1. There will be a social media policy, and there will be rules that will focus on the new meaning of impropriety in the use of certain forms of expression. The odd thing is that while it might have been natural to use the structures and definitions of appropriate conduct developed to guide academic freedom generally under the various AAUP statements (to which Kansas universities subscribe), the Board of Regents intends to bypass the AAUP and go its own way.
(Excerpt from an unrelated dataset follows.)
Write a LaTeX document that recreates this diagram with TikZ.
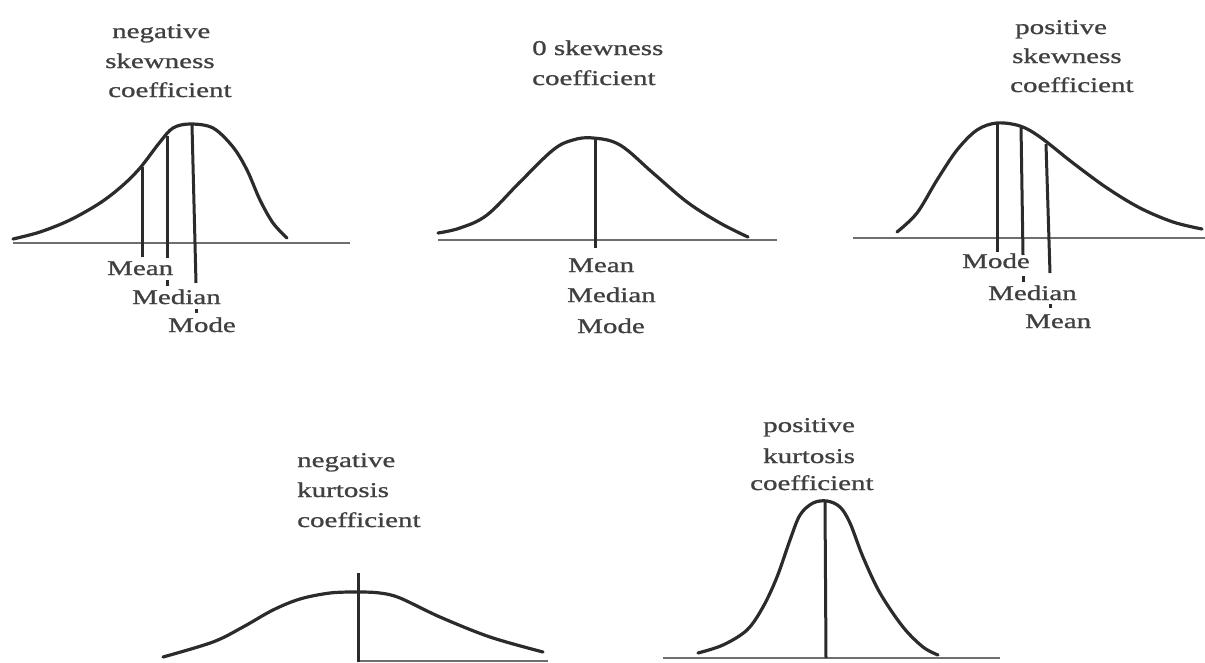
\documentclass[tikz,border=0pt]{standalone}
\usepackage{fontspec}
\setmainfont{Liberation Serif}[FakeStretch=1.38,FakeBold=1]
\usetikzlibrary{positioning}
\definecolor{ink}{HTML}{2B2B2B}
\definecolor{muted}{HTML}{404040}
\definecolor{axisline}{HTML}{6E6E6E}
\newcommand{\twenty}{\fontsize{21}{29}\selectfont}
\tikzset{
 every node/.append style={font=\twenty,text=muted,inner sep=0pt},
 head/.style={anchor=base west},
 tag/.style={anchor=base west},
 curve/.style={draw=ink,line width=3.2pt,line cap=round,line join=round},
 axis/.style={draw=axisline,line width=1.6pt},
 marker/.style={draw=ink,line width=3pt},
}

\begin{document}
\begin{tikzpicture}[x=1pt,y=-1pt]

\useasboundingbox (0,0) rectangle (1205,662);

% negative skewness
\foreach \x/\y/\t [count=\i] in {112/38/negative,105/68/skewness,108/97/coefficient}
  \node[head] (neghead\i) at (\x,\y) {\t};
\draw[axis] (13,243) -- (350,243);
\draw[curve] plot[smooth,tension=.55] coordinates {(13,239) (40,232) (70,220) (100,203) (122,186) (140,168) (160,142) (173,128) (190,124) (213,128) (233,147) (247,170) (260,200) (273,223) (287,238)};
\draw[marker] (142,167) -- (142,257);
\draw[marker] (167,136) -- (167,258);
\draw[marker] (192,125) -- (196,283);
\draw[marker] (167,280) -- (167,286);
\draw[marker] (196,309) -- (196,313);
\node[tag] (negmean) at (107,275) {Mean};
\node[tag] (negmedian) at (132,304) {Median};
\node[tag] (negmode) at (168,332) {Mode};

% zero skewness
\foreach \x/\y/\t [count=\i] in {532/55/0 skewness,532/85/coefficient}
  \node[head] (zerohead\i) at (\x,\y) {\t};
\draw[axis] (438,240) -- (777,240);
\draw[curve] plot[smooth,tension=.6] coordinates {(438,233) (460,228) (487,215) (520,182) (553,150) (573,140) (593,138) (620,145) (653,173) (687,202) (720,223) (748,237)};
\draw[marker] (595,138) -- (595,248);
\node[tag] (zeromean) at (568,272) {Mean};
\node[tag] (zeromedian) at (567,302) {Median};
\node[tag] (zeromode) at (577,333) {Mode};

% positive skewness
\foreach \x/\y/\t [count=\i] in {1015/34/positive,1012/63/skewness,1010/92/coefficient}
  \node[head] (poshead\i) at (\x,\y) {\t};
\draw[axis] (853,238) -- (1205,238);
\draw[curve] plot[smooth,tension=.55] coordinates {(897,232) (917,213) (937,180) (957,150) (977,130) (997,123) (1020,126) (1040,137) (1073,163) (1107,188) (1140,208) (1173,222) (1202,229)};
\draw[marker] (997,123) -- (997,252);
\draw[marker] (1021,126) -- (1023,255);
\draw[marker] (1046,144) -- (1050,273);
\draw[marker] (1023,276) -- (1023,282);
\draw[marker] (1050,304) -- (1050,308);
\node[tag] (posmode) at (962,268) {Mode};
\node[tag] (posmedian) at (988,300) {Median};
\node[tag] (posmean) at (1025,328) {Mean};

% negative kurtosis
\foreach \x/\y/\t [count=\i] in {297/467/negative,297/497/kurtosis,297/527/coefficient}
  \node[head] (flathead\i) at (\x,\y) {\t};
\draw[axis] (358,661) -- (548,661);
\draw[curve] plot[smooth,tension=.55] coordinates {(163,657) (213,642) (243,627) (273,610) (300,599) (330,593) (358,592) (380,593) (400,598) (440,617) (490,637) (543,652)};
\draw[marker] (358,573) -- (358,662);

% positive kurtosis
\foreach \x/\y/\t [count=\i] in {763/432/positive,763/463/kurtosis,750/490/coefficient}
  \node[head] (peakhead\i) at (\x,\y) {\t};
\draw[axis] (663,658) -- (1000,658);
\draw[curve] plot[smooth,tension=.55] coordinates {(698,653) (723,645) (747,630) (763,607) (777,577) (790,540) (800,515) (813,503) (827,501) (840,507) (850,523) (863,557) (880,593) (903,627) (923,647) (938,655)};
\draw[marker] (825,502) -- (826,658);

\end{tikzpicture}
\end{document}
2. One result may be to segment academic freedom in ways that are quite troubling. Social media serves as a means of academic expression in a way that is similar (or is in some respects emerging as similar) to traditional venues for the dissemination of knowledge and opinion. While these traditional means of dissemination (traditional journals and book publication and discussion in live conferences or meetings) are protected under academic freedom standards it appears that new forms of knowledge dissemination may not be. The result might be to make new sources of technology unavailable to academic (or to chill innovation in knowledge dissemination for fear of distinct academic freedom regimes dependent on the form of dissemination) and to make the business of academics more obsolete and unable to serve their stakeholders effectively (students, government, wage labor markets, etc). It would also put American academics at a competitive disadvantage. This is no doubt not on the front burner of the Regents, still fuming over the use of social media for maledictions by faculty.
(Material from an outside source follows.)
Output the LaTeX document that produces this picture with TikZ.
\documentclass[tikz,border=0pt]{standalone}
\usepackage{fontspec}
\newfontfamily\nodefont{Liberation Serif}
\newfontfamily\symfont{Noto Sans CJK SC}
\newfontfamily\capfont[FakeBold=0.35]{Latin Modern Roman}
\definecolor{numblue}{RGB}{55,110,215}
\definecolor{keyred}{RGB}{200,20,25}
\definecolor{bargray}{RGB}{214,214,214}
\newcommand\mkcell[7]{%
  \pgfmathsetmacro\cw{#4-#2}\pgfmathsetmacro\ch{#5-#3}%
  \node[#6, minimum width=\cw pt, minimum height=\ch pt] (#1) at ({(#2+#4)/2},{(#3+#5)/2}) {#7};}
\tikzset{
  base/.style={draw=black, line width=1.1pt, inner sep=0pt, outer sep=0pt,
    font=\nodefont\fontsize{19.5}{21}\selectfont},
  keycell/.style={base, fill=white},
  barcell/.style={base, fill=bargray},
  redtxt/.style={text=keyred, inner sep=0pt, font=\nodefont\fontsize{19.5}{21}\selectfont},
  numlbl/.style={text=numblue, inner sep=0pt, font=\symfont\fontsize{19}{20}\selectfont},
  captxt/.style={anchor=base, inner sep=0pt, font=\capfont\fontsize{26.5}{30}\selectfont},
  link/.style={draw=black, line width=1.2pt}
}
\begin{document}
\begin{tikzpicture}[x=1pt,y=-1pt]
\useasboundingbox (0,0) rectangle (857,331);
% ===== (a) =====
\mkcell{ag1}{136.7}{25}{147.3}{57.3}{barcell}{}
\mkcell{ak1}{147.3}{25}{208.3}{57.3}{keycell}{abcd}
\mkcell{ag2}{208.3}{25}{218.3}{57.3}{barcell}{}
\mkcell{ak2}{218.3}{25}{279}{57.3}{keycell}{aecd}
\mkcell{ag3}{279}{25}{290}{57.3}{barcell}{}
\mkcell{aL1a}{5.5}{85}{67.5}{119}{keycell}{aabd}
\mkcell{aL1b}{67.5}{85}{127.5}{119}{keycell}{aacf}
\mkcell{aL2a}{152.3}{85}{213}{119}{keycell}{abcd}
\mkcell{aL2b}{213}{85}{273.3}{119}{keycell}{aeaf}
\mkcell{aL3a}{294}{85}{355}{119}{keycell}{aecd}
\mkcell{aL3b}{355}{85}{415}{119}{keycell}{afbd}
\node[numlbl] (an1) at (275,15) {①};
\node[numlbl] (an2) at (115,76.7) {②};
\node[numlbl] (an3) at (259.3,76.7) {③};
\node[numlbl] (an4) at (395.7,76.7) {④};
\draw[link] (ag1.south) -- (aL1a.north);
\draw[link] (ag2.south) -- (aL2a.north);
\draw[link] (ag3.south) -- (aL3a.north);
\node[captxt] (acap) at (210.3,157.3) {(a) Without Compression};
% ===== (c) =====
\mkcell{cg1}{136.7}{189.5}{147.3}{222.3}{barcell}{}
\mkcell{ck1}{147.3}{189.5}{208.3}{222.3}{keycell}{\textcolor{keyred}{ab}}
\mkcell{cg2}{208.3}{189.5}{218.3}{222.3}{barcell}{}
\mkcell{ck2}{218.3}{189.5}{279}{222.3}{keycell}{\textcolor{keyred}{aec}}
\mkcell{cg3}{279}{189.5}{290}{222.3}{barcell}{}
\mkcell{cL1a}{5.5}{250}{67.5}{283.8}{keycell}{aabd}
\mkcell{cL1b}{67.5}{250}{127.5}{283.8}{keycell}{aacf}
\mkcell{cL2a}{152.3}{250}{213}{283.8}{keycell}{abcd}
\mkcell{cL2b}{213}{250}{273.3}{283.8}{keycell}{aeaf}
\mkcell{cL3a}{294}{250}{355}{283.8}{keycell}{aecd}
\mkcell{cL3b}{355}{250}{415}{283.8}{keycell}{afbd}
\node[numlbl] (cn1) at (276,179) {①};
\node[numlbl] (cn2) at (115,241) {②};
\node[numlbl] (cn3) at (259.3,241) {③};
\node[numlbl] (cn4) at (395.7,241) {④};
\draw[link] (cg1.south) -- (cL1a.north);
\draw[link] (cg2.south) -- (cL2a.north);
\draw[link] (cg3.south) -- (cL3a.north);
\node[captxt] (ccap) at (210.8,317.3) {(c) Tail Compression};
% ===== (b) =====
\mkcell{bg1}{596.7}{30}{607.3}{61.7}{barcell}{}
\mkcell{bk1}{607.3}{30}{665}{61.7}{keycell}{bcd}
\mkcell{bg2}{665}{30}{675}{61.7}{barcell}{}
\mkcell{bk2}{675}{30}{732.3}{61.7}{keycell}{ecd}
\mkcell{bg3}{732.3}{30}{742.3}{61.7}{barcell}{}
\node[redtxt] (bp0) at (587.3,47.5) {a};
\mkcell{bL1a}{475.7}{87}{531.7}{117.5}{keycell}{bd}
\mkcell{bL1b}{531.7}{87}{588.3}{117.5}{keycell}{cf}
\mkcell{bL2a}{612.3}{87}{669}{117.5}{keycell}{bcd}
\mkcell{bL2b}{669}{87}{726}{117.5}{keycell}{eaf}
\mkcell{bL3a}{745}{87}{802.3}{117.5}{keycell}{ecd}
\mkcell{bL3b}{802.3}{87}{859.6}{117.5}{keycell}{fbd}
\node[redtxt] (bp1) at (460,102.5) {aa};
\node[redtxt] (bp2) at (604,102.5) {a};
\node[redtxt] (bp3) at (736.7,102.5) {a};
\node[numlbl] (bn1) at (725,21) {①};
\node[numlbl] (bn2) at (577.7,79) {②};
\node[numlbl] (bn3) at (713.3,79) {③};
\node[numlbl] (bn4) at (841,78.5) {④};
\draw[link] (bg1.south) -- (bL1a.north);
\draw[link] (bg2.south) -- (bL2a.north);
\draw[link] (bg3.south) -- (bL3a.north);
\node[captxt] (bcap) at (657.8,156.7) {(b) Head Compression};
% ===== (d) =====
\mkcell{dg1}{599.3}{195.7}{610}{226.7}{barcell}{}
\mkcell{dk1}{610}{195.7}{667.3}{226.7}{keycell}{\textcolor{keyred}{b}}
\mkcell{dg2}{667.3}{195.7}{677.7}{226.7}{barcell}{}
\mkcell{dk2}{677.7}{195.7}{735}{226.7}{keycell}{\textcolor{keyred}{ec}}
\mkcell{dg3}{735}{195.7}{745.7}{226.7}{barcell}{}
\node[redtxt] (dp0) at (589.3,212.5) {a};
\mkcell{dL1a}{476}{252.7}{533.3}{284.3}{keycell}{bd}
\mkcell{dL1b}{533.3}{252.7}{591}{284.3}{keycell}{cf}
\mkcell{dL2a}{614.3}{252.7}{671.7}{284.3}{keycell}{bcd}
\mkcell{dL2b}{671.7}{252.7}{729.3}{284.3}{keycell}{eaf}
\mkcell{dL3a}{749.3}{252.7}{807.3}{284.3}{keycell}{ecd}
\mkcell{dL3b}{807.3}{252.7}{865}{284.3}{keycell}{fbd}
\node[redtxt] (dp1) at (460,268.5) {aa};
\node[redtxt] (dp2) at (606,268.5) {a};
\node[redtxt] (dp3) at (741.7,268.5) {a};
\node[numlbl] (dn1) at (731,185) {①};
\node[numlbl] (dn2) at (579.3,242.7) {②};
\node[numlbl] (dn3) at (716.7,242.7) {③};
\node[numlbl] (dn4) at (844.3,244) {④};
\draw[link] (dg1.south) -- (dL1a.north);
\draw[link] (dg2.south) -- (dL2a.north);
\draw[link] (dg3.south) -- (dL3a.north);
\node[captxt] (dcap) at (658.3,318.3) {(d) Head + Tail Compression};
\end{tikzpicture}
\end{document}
3. The behavior of the Kansas Board of Regents is actually quite illustrative of a recent and regrettable trend in education administration (and especially by the offices of University Presidents and provosts) of poor skills in the business of crafting effective regulation. I am increasingly convinced that senior administrators ought to be required to take a course in effective regulatory drafting to avoid the increasing tendency toward a proliferation of regulations that tend to miss their targets and to create more harm than good. Usually bad crafting comes with an inability of regulators first to precisely define the problem that needs management and then to draft specifically around that problem. Usually what happens is that administrators become lazy and craft regulations as broadly as possible (because, as is usually excuse, "we need to make sure we deal with issues we haven't thought through yet"). But that sort of laziness and aggression is irresponsible and administration officials ought to be held accountyabvke for it (and NO, it is no solution to "wink" at criticisms and suggest that "irt will never be applied te way the words of the regulation suggest).
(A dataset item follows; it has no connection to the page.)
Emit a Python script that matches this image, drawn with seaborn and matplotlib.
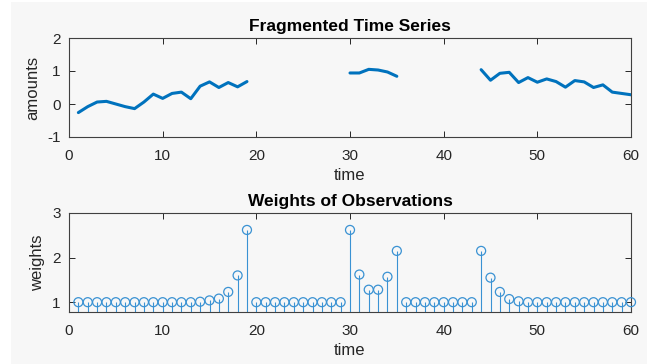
import numpy as np
import pandas as pd
import matplotlib
matplotlib.use("Agg")
import matplotlib.pyplot as plt
import seaborn as sns
from matplotlib.patches import Rectangle

# observed pieces of the series (gaps at 20-29 and 36-43)
t_seg1 = list(range(1, 20))
amt_seg1 = [-0.26, -0.08, 0.06, 0.08, 0.0, -0.08, -0.14, 0.06, 0.30, 0.17,
            0.32, 0.36, 0.16, 0.54, 0.67, 0.50, 0.65, 0.52, 0.68]
t_seg2 = list(range(30, 36))
amt_seg2 = [0.94, 0.94, 1.05, 1.03, 0.97, 0.84]
t_seg3 = list(range(44, 61))
amt_seg3 = [1.04, 0.72, 0.93, 0.96, 0.65, 0.80, 0.66, 0.76, 0.68, 0.51,
            0.71, 0.67, 0.50, 0.58, 0.36, 0.32, 0.28]

# weights for every time step 1..60
t_all = list(range(1, 61))
weights = ([1.0] * 13 + [1.01, 1.04, 1.08, 1.23, 1.60, 2.62]
           + [1.0] * 10
           + [2.62, 1.62, 1.28, 1.28, 1.57, 2.15]
           + [1.0] * 8
           + [2.15, 1.55, 1.23, 1.07, 1.02]
           + [1.0] * 12)

blue = "#0072BD"
stem_blue = "#3a92d3"
bg = "#f7f7f7"
ink = "#262626"

sns.set_style("ticks")
plt.rcParams["font.family"] = ["Liberation Sans", "DejaVu Sans"]
plt.rcParams.update({
    "font.size": 11,
    "axes.unicode_minus": False,
    "axes.edgecolor": "#404040",
    "axes.linewidth": 0.8,
    "xtick.color": ink,
    "ytick.color": ink,
    "xtick.direction": "in",
    "ytick.direction": "in",
    "xtick.major.size": 4,
    "ytick.major.size": 4,
    "xtick.major.width": 0.7,
    "ytick.major.width": 0.7,
    "xtick.labelsize": 11,
    "ytick.labelsize": 11,
})

df = pd.concat([
    pd.DataFrame({"time": t_seg1, "amounts": amt_seg1, "seg": 1}),
    pd.DataFrame({"time": t_seg2, "amounts": amt_seg2, "seg": 2}),
    pd.DataFrame({"time": t_seg3, "amounts": amt_seg3, "seg": 3}),
])
wdf = pd.DataFrame({"time": t_all, "weights": weights})

fig = plt.figure(figsize=(6.54, 3.64), dpi=100)
fig.patch.set_facecolor("white")
fig.patches.append(Rectangle((11 / 654, 0), (647 - 11) / 654, 362 / 364,
                             transform=fig.transFigure, facecolor=bg,
                             edgecolor="none", zorder=-10))

ax1 = fig.add_axes([69 / 654, 1 - 137 / 364, 562 / 654, 99 / 364])
ax2 = fig.add_axes([69 / 654, 1 - 312 / 364, 562 / 654, 99 / 364])

# top: fragmented series
sns.lineplot(data=df, x="time", y="amounts", units="seg", estimator=None,
             color=blue, linewidth=2.2, ax=ax1)
ax1.set_xlim(0, 60)
ax1.set_ylim(-1, 2)
ax1.set_xticks([0, 10, 20, 30, 40, 50, 60])
ax1.set_yticks([-1, 0, 1, 2])
ax1.set_title("Fragmented Time Series", fontsize=12.5, fontweight="bold",
              color="black", pad=5)
ax1.set_xlabel("time", fontsize=12, color=ink, labelpad=4)
ax1.set_ylabel("amounts", fontsize=12, color=ink, labelpad=5)

# bottom: stem plot of weights
ax2.vlines(wdf["time"], 0, wdf["weights"], color=stem_blue, linewidth=0.8)
sns.scatterplot(data=wdf, x="time", y="weights", s=42, facecolor="none",
                edgecolor=stem_blue, linewidth=0.9, ax=ax2, clip_on=False,
                zorder=3)
ax2.set_xlim(0, 60)
ax2.set_ylim(0.78, 3)
ax2.set_xticks([0, 10, 20, 30, 40, 50, 60])
ax2.set_yticks([1, 2, 3])
ax2.set_title("Weights of Observations", fontsize=12.5, fontweight="bold",
              color="black", pad=5)
ax2.set_xlabel("time", fontsize=12, color=ink, labelpad=4)
ax2.set_ylabel("weights", fontsize=12, color=ink, labelpad=5)

for ax in (ax1, ax2):
    ax.set_facecolor(bg)
    for s in ax.spines.values():
        s.set_visible(True)
    ax.tick_params(axis="x", top=True, pad=8.5)
    ax.tick_params(axis="y", right=True, pad=6)

fig.savefig("out.png", dpi=100, facecolor=fig.get_facecolor())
4. The method chosen to modify the policy has both benefits and risks. The benefits are obvious--it marks an indication that the Kansas Board is now seeking greater engagement from its principal stakeholders, in the form of the university presidents. If done correctly that may provide an avenue for robust participation by faculty, through their institutional governance units, and the production of a policy that makes greater sense, including the articulation of objectives that ought to harmonize the AAUP's well established academic freedom rules with the specific managerial objectives that are meant to be served by these policies. All of that is to be applauded, though the applause is for the moment premature. We do not know how the university presidents will work through their assignment. And that brings me to risks. There is nothing in the announcement to suggest any inclination toward a healthy transparency and engagement of principal stakeholders, including but not limited to faculty. Indeed, read carefully, it suggests only that the Board Chair will try to work through damage control by foisting the Board's PR problem onto the university presidents. The Board's objectives, and likely the desire to segment faculty communication, remains unchanged. The Board's willingness to change its position is nowhere indicated. If that is indeed the case then this is merely an exercis ein window dressing and ought to be condemned as such.